Européens, qui sommes-nous ? edit

10 juillet 2015

L’accord qui se profile, s’il est signé, ne sera pas le point final de la crise grecque. Elle ne date pas, d’ailleurs, des cinq dernières années. Et le débat sur l’austérité ne la résume pas – même si elle explique largement la dimension politique de la crise et la délégitimation que subit l’Union européenne dans une part importante des opinions nationales. Ce que montre surtout cette crise, ce sont les dysfonctionnements de l’Union européenne et la difficulté de s’entendre sur les termes de la solidarité entre les États et entre les peuples. Le problème initial était relativement mineur – la Grèce représente 2% du PIB de la zone euro. Mais d’hésitations en demi-mesures beaucoup de temps a été perdu, et contrairement à la vieille affirmation qu’il n’y a pas de problème qu’une absence de solution ne puisse résoudre… les difficultés ont crû au point de menacer peut être d’éclatement l’Union européenne.

L’arrivée au pouvoir de la coalition Syriza a remis en lumière, si besoin était, que le choix européen était fondamentalement politique – ce que le débat de technique économique a fait parfois oublier. L’Union européenne, ce sont avant tout des Etats et des peuples. La Commission européenne a tenté de jouer son rôle de représentante de l’intérêt général européen. Mais dans l’Eurogroupe ce sont les Etats et les plus influents d’entre eux qui prennent les décisions. Nous payons l’inachèvement et les querelles de légitimité dans l’organisation politique et institutionnelle de la zone euro.

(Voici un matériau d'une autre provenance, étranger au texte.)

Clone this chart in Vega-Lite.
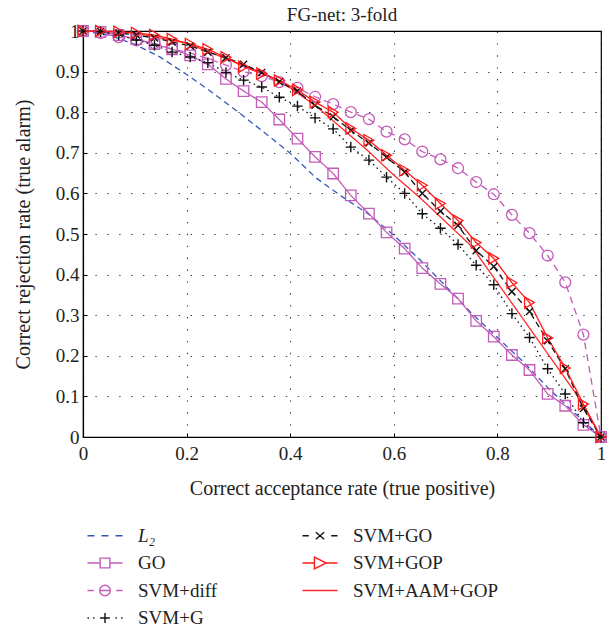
{
  "$schema": "https://vega.github.io/schema/vega-lite/v6.json",
  "width": 518,
  "height": 406,
  "autosize": {"type": "none"},
  "padding": {"left": 83, "top": 31, "right": 14, "bottom": 190},
  "background": "white",
  "title": {"text": "FG-net: 3-fold", "font": "Liberation Serif", "fontSize": 19, "fontWeight": "normal", "color": "#222", "offset": -3},
  "config": {
    "view": {"stroke": "black", "strokeWidth": 1.2},
    "axis": {
      "labelFont": "Liberation Serif", "labelFontSize": 19, "labelColor": "#222",
      "titleFont": "Liberation Serif", "titleFontSize": 20, "titleFontWeight": "normal", "titleColor": "#222",
      "domainColor": "black", "domainWidth": 1.2,
      "tickColor": "black", "tickSize": -4, "tickWidth": 1,
      "gridColor": "black", "gridOpacity": 0.75, "gridWidth": 1.1, "gridDash": [1.4, 10.5],
      "labelFlush": false
    }
  },
  "datasets": {
    "curves": [
      {"series":"L₂","x":0,"y":1},{"series":"L₂","x":0.05,"y":0.99},{"series":"L₂","x":0.1,"y":0.967},{"series":"L₂","x":0.15,"y":0.935},{"series":"L₂","x":0.2,"y":0.893},{"series":"L₂","x":0.25,"y":0.848},{"series":"L₂","x":0.3,"y":0.8},{"series":"L₂","x":0.35,"y":0.75},{"series":"L₂","x":0.4,"y":0.699},{"series":"L₂","x":0.45,"y":0.638},{"series":"L₂","x":0.5,"y":0.592},{"series":"L₂","x":0.55,"y":0.55},{"series":"L₂","x":0.6,"y":0.497},{"series":"L₂","x":0.65,"y":0.437},{"series":"L₂","x":0.7,"y":0.372},{"series":"L₂","x":0.75,"y":0.305},{"series":"L₂","x":0.8,"y":0.245},{"series":"L₂","x":0.85,"y":0.185},{"series":"L₂","x":0.9,"y":0.118},{"series":"L₂","x":0.95,"y":0.058},{"series":"L₂","x":1,"y":0},

      {"series":"SVM+AAM+GOP","x":0,"y":1},{"series":"SVM+AAM+GOP","x":0.1,"y":0.995},{"series":"SVM+AAM+GOP","x":0.2,"y":0.97},{"series":"SVM+AAM+GOP","x":0.3,"y":0.92},{"series":"SVM+AAM+GOP","x":0.35,"y":0.895},{"series":"SVM+AAM+GOP","x":0.4,"y":0.86},{"series":"SVM+AAM+GOP","x":0.45,"y":0.815},{"series":"SVM+AAM+GOP","x":0.5,"y":0.76},{"series":"SVM+AAM+GOP","x":0.55,"y":0.705},{"series":"SVM+AAM+GOP","x":0.6,"y":0.645},{"series":"SVM+AAM+GOP","x":0.65,"y":0.59},{"series":"SVM+AAM+GOP","x":0.7,"y":0.53},{"series":"SVM+AAM+GOP","x":0.75,"y":0.47},{"series":"SVM+AAM+GOP","x":0.8,"y":0.38},{"series":"SVM+AAM+GOP","x":0.85,"y":0.29},{"series":"SVM+AAM+GOP","x":0.9,"y":0.2},{"series":"SVM+AAM+GOP","x":0.95,"y":0.11},{"series":"SVM+AAM+GOP","x":1,"y":0},

      {"series":"GO","x":0,"y":1},{"series":"GO","x":0.034,"y":0.998},{"series":"GO","x":0.069,"y":0.99},{"series":"GO","x":0.103,"y":0.98},{"series":"GO","x":0.138,"y":0.968},{"series":"GO","x":0.172,"y":0.955},{"series":"GO","x":0.207,"y":0.94},{"series":"GO","x":0.241,"y":0.918},{"series":"GO","x":0.276,"y":0.882},{"series":"GO","x":0.31,"y":0.852},{"series":"GO","x":0.345,"y":0.825},{"series":"GO","x":0.379,"y":0.782},{"series":"GO","x":0.414,"y":0.735},{"series":"GO","x":0.448,"y":0.69},{"series":"GO","x":0.483,"y":0.649},{"series":"GO","x":0.517,"y":0.595},{"series":"GO","x":0.552,"y":0.55},{"series":"GO","x":0.586,"y":0.504},{"series":"GO","x":0.621,"y":0.464},{"series":"GO","x":0.655,"y":0.416},{"series":"GO","x":0.69,"y":0.377},{"series":"GO","x":0.724,"y":0.341},{"series":"GO","x":0.759,"y":0.286},{"series":"GO","x":0.793,"y":0.247},{"series":"GO","x":0.828,"y":0.202},{"series":"GO","x":0.862,"y":0.165},{"series":"GO","x":0.897,"y":0.106},{"series":"GO","x":0.931,"y":0.077},{"series":"GO","x":0.966,"y":0.03},{"series":"GO","x":1,"y":0},

      {"series":"SVM+diff","x":0,"y":1},{"series":"SVM+diff","x":0.034,"y":0.995},{"series":"SVM+diff","x":0.069,"y":0.985},{"series":"SVM+diff","x":0.103,"y":0.977},{"series":"SVM+diff","x":0.138,"y":0.97},{"series":"SVM+diff","x":0.172,"y":0.955},{"series":"SVM+diff","x":0.207,"y":0.946},{"series":"SVM+diff","x":0.241,"y":0.932},{"series":"SVM+diff","x":0.276,"y":0.916},{"series":"SVM+diff","x":0.31,"y":0.9},{"series":"SVM+diff","x":0.345,"y":0.889},{"series":"SVM+diff","x":0.379,"y":0.874},{"series":"SVM+diff","x":0.414,"y":0.86},{"series":"SVM+diff","x":0.448,"y":0.838},{"series":"SVM+diff","x":0.483,"y":0.82},{"series":"SVM+diff","x":0.517,"y":0.8},{"series":"SVM+diff","x":0.552,"y":0.783},{"series":"SVM+diff","x":0.586,"y":0.752},{"series":"SVM+diff","x":0.621,"y":0.733},{"series":"SVM+diff","x":0.655,"y":0.703},{"series":"SVM+diff","x":0.69,"y":0.684},{"series":"SVM+diff","x":0.724,"y":0.662},{"series":"SVM+diff","x":0.759,"y":0.628},{"series":"SVM+diff","x":0.793,"y":0.598},{"series":"SVM+diff","x":0.828,"y":0.547},{"series":"SVM+diff","x":0.862,"y":0.502},{"series":"SVM+diff","x":0.897,"y":0.447},{"series":"SVM+diff","x":0.931,"y":0.381},{"series":"SVM+diff","x":0.966,"y":0.252},{"series":"SVM+diff","x":1,"y":0},

      {"series":"SVM+G","x":0,"y":1},{"series":"SVM+G","x":0.034,"y":0.998},{"series":"SVM+G","x":0.069,"y":0.99},{"series":"SVM+G","x":0.103,"y":0.978},{"series":"SVM+G","x":0.138,"y":0.965},{"series":"SVM+G","x":0.172,"y":0.948},{"series":"SVM+G","x":0.207,"y":0.936},{"series":"SVM+G","x":0.241,"y":0.922},{"series":"SVM+G","x":0.276,"y":0.898},{"series":"SVM+G","x":0.31,"y":0.879},{"series":"SVM+G","x":0.345,"y":0.862},{"series":"SVM+G","x":0.379,"y":0.837},{"series":"SVM+G","x":0.414,"y":0.815},{"series":"SVM+G","x":0.448,"y":0.786},{"series":"SVM+G","x":0.483,"y":0.759},{"series":"SVM+G","x":0.517,"y":0.714},{"series":"SVM+G","x":0.552,"y":0.682},{"series":"SVM+G","x":0.586,"y":0.64},{"series":"SVM+G","x":0.621,"y":0.6},{"series":"SVM+G","x":0.655,"y":0.55},{"series":"SVM+G","x":0.69,"y":0.514},{"series":"SVM+G","x":0.724,"y":0.474},{"series":"SVM+G","x":0.759,"y":0.423},{"series":"SVM+G","x":0.793,"y":0.375},{"series":"SVM+G","x":0.828,"y":0.304},{"series":"SVM+G","x":0.862,"y":0.245},{"series":"SVM+G","x":0.897,"y":0.168},{"series":"SVM+G","x":0.931,"y":0.106},{"series":"SVM+G","x":0.966,"y":0.035},{"series":"SVM+G","x":1,"y":0},

      {"series":"SVM+GO","x":0,"y":1},{"series":"SVM+GO","x":0.034,"y":0.999},{"series":"SVM+GO","x":0.069,"y":0.995},{"series":"SVM+GO","x":0.103,"y":0.99},{"series":"SVM+GO","x":0.138,"y":0.983},{"series":"SVM+GO","x":0.172,"y":0.973},{"series":"SVM+GO","x":0.207,"y":0.963},{"series":"SVM+GO","x":0.241,"y":0.948},{"series":"SVM+GO","x":0.276,"y":0.934},{"series":"SVM+GO","x":0.31,"y":0.918},{"series":"SVM+GO","x":0.345,"y":0.898},{"series":"SVM+GO","x":0.379,"y":0.875},{"series":"SVM+GO","x":0.414,"y":0.852},{"series":"SVM+GO","x":0.448,"y":0.817},{"series":"SVM+GO","x":0.483,"y":0.789},{"series":"SVM+GO","x":0.517,"y":0.755},{"series":"SVM+GO","x":0.552,"y":0.724},{"series":"SVM+GO","x":0.586,"y":0.689},{"series":"SVM+GO","x":0.621,"y":0.652},{"series":"SVM+GO","x":0.655,"y":0.6},{"series":"SVM+GO","x":0.69,"y":0.556},{"series":"SVM+GO","x":0.724,"y":0.521},{"series":"SVM+GO","x":0.759,"y":0.459},{"series":"SVM+GO","x":0.793,"y":0.42},{"series":"SVM+GO","x":0.828,"y":0.358},{"series":"SVM+GO","x":0.862,"y":0.309},{"series":"SVM+GO","x":0.897,"y":0.237},{"series":"SVM+GO","x":0.931,"y":0.168},{"series":"SVM+GO","x":0.966,"y":0.07},{"series":"SVM+GO","x":1,"y":0},

      {"series":"SVM+GOP","x":0,"y":1},{"series":"SVM+GOP","x":0.034,"y":1},{"series":"SVM+GOP","x":0.069,"y":0.998},{"series":"SVM+GOP","x":0.103,"y":0.995},{"series":"SVM+GOP","x":0.138,"y":0.99},{"series":"SVM+GOP","x":0.172,"y":0.98},{"series":"SVM+GOP","x":0.207,"y":0.968},{"series":"SVM+GOP","x":0.241,"y":0.955},{"series":"SVM+GOP","x":0.276,"y":0.935},{"series":"SVM+GOP","x":0.31,"y":0.912},{"series":"SVM+GOP","x":0.345,"y":0.895},{"series":"SVM+GOP","x":0.379,"y":0.878},{"series":"SVM+GOP","x":0.414,"y":0.855},{"series":"SVM+GOP","x":0.448,"y":0.825},{"series":"SVM+GOP","x":0.483,"y":0.8},{"series":"SVM+GOP","x":0.517,"y":0.76},{"series":"SVM+GOP","x":0.552,"y":0.731},{"series":"SVM+GOP","x":0.586,"y":0.694},{"series":"SVM+GOP","x":0.621,"y":0.657},{"series":"SVM+GOP","x":0.655,"y":0.62},{"series":"SVM+GOP","x":0.69,"y":0.575},{"series":"SVM+GOP","x":0.724,"y":0.533},{"series":"SVM+GOP","x":0.759,"y":0.479},{"series":"SVM+GOP","x":0.793,"y":0.44},{"series":"SVM+GOP","x":0.828,"y":0.38},{"series":"SVM+GOP","x":0.862,"y":0.331},{"series":"SVM+GOP","x":0.897,"y":0.244},{"series":"SVM+GOP","x":0.931,"y":0.17},{"series":"SVM+GOP","x":0.966,"y":0.081},{"series":"SVM+GOP","x":1,"y":0}
    ]
  },
  "data": {"name": "curves"},
  "encoding": {
    "x": {"field": "x", "type": "quantitative", "scale": {"domain": [0, 1], "nice": false},
      "axis": {"title": "Correct acceptance rate (true positive)", "values": [0, 0.2, 0.4, 0.6, 0.8, 1], "format": ".1~f", "labelPadding": 11, "titlePadding": 15}},
    "y": {"field": "y", "type": "quantitative", "scale": {"domain": [0, 1], "nice": false},
      "axis": {"title": "Correct rejection rate (true alarm)", "values": [0, 0.1, 0.2, 0.3, 0.4, 0.5, 0.6, 0.7, 0.8, 0.9, 1], "format": ".1~f", "labelPadding": 8, "titlePadding": 22}}
  },
  "layer": [
    {
      "mark": {"type": "line", "strokeWidth": 1.3},
      "encoding": {
        "color": {
          "field": "series", "type": "nominal",
          "scale": {"domain": ["L₂", "GO", "SVM+diff", "SVM+G", "SVM+GO", "SVM+GOP", "SVM+AAM+GOP"],
                    "range": ["#3557b8", "#c35bb8", "#c35bb8", "#111111", "#111111", "#ff1a1a", "#ff2a2a"]},
          "legend": {
            "title": null, "orient": "none", "legendX": 23, "legendY": 495, "direction": "vertical", "columns": 2, "columnPadding": 82, "rowPadding": 7.5,
            "symbolSize": 196, "symbolStrokeWidth": 1.4, "symbolFillColor": "transparent", "labelOffset": 13,
            "labelFont": "Liberation Serif", "labelFontSize": 19, "labelColor": "#222", "labelLimit": 300,
            "encode": {
              "labels": {"update": {"fontStyle": {"signal": "datum.value === 'L₂' ? 'italic' : 'normal'"}}},
              "symbols": {"update": {
                "fill": {"value": "transparent"},
                "strokeWidth": {"value": 1.4},
                "opacity": {"value": 1},
                "shape": {"signal": "datum.value === 'L₂' ? 'M-4,0H-3M-2,0H-1M0,0H1' : datum.value === 'SVM+GO' ? 'M-4,0H-3.1M-2.1,-0.5L-0.9,0.5M-2.1,0.5L-0.9,-0.5M0.1,0H1' : datum.value === 'GO' ? 'M-4,0H-2.2M-0.8,0H1M-2.2,-0.7H-0.8V0.7H-2.2Z' : datum.value === 'SVM+GOP' ? 'M-4,0H-2.3M-0.6,0H1M-2.3,-0.85L-0.6,0L-2.3,0.85Z' : datum.value === 'SVM+diff' ? 'M-4,0H-3.1M-2.25,0H-0.75M0.1,0H1M-0.75,0A0.75,0.75 0 1,0 -2.25,0A0.75,0.75 0 1,0 -0.75,0' : datum.value === 'SVM+G' ? 'M-4,0H-3.8M-3.2,0H-3M-2.2,0H-0.8M-1.5,-0.7V0.7M0,0H0.2M0.8,0H1' : 'M-4,0H1'"}
              }}
            }
          }
        },
        "strokeDash": {"field": "series", "type": "nominal", "legend": null,
          "scale": {"domain": ["GO", "L₂", "SVM+AAM+GOP", "SVM+G", "SVM+GO", "SVM+GOP", "SVM+diff"],
                    "range": [[1, 0], [6, 4], [1, 0], [1.5, 3.5], [6, 4], [1, 0], [7, 5]]}}
      }
    },
    {
      "transform": [{"filter": "datum.series === 'GO'"}],
      "mark": {"type": "point", "shape": "square", "filled": false, "size": 110, "strokeWidth": 1.3, "color": "#c35bb8", "opacity": 1}
    },
    {
      "transform": [{"filter": "datum.series === 'SVM+diff'"}],
      "mark": {"type": "point", "shape": "circle", "filled": false, "size": 120, "strokeWidth": 1.3, "color": "#c35bb8", "opacity": 1}
    },
    {
      "transform": [{"filter": "datum.series === 'SVM+G'"}],
      "mark": {"type": "point", "shape": "M-1,0H1M0,-1V1", "filled": false, "size": 110, "strokeWidth": 1.4, "color": "#111111", "opacity": 1}
    },
    {
      "transform": [{"filter": "datum.series === 'SVM+GO'"}],
      "mark": {"type": "point", "shape": "M-1,-1L1,1M-1,1L1,-1", "filled": false, "size": 50, "strokeWidth": 1.4, "color": "#111111", "opacity": 1}
    },
    {
      "transform": [{"filter": "datum.series === 'SVM+GOP'"}],
      "mark": {"type": "point", "shape": "triangle-right", "filled": false, "size": 130, "strokeWidth": 1.3, "color": "#ff1a1a", "opacity": 1}
    }
  ]
}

Ce qui était peut être supportable en temps ordinaire ne l’est plus. La crise grecque le démontre où un problème pourtant maîtrisable peut laisser place à un engrenage destructeur. Le malheur est que l’Europe est confrontée, en même temps, à une série de crises, qui toutes mettent en cause les solidarités qu’on serait en droit d’attendre de l’Union. La question des migrations est d’une grande ampleur. Elle est appelée à durer et ne peut pas être résolue par les Etats pris un par un. La proposition de la Commission, dite des « quotas » nationaux, autrement dit d’une répartition maîtrisée, a été rejetée par la plupart des États, dont la France. Certes, des mesures ont été prises pour renforcer les contrôles des passeurs en Méditerranée. Mais une réelle mutualisation des moyens de surveillance des frontières et des procédures d’asile serait indispensable. Sinon les pays les plus exposés, l’Italie et la Grèce, cèderont. Et l’immigration incontrôlée amènera des contre-mesures en ordre dispersé, contraires aux Droits de l’homme – la Hongrie dessinant déjà un avenir redoutable. La crédibilité et la sécurité de l’Europe sont également engagées, à l’évidence dans le défi du terrorisme qui, dans presque tous les pays européens, a une double face, intérieure et extérieure, dans les conflits du Moyen-Orient, et dans les troubles à l’est des frontières de l’Union, en Ukraine, mais peut être demain dans les pays baltes, où le régime russe a choisi une politique de déstabilisation durable, méprisant les règles internationales. Les États européens ne devraient donc pas s’en tenir au plus petit dénominateur commun en ces domaines.

Le paradoxe de la situation présente est qu’au moment où la situation du monde, avec des rapports de puissance qui évoluent rapidement, et les crises qui s’additionnent et se recoupent, demanderait plus d’union entre les États européens, le contraire pourrait se produire. D’autant que se profilent les négociations voulues par les conservateurs britanniques avec les autres partenaires européens pour rogner encore les politiques communes européennes, et que la Grande-Bretagne pourrait ne pas être seule, d’autres gouvernements d’Europe du Nord appuyant dans le même sens. Les promesses initiales de l’Europe étaient de garantir la paix et de favoriser la prospérité. Les deux ne paraissent plus si évidentes aujourd’hui. L’urgence, pour les Européens, est de renouer avec ce qui fait le fond du projet européen, des valeurs et des institutions de droit, en les ré-explicitant au vu du monde actuel, la détermination de quelques propositions essentielles, au-delà du plan Juncker, touchant la vie quotidienne des Européens, des réformes, enfin, pour donner plus de légitimité aux instances politiques de l’Union. Cela n’est pas aisé, dira-t-on, dans le climat actuel des opinions publiques. Mais de la crise grecque peut sortir aussi une nouvelle gouvernance européenne. Dans une période de troubles et d’interrogations, l’important pour les Européens est de savoir dans quel monde nous sommes, où sont nos ennemis, et, surtout, qui sommes-nous nous-mêmes.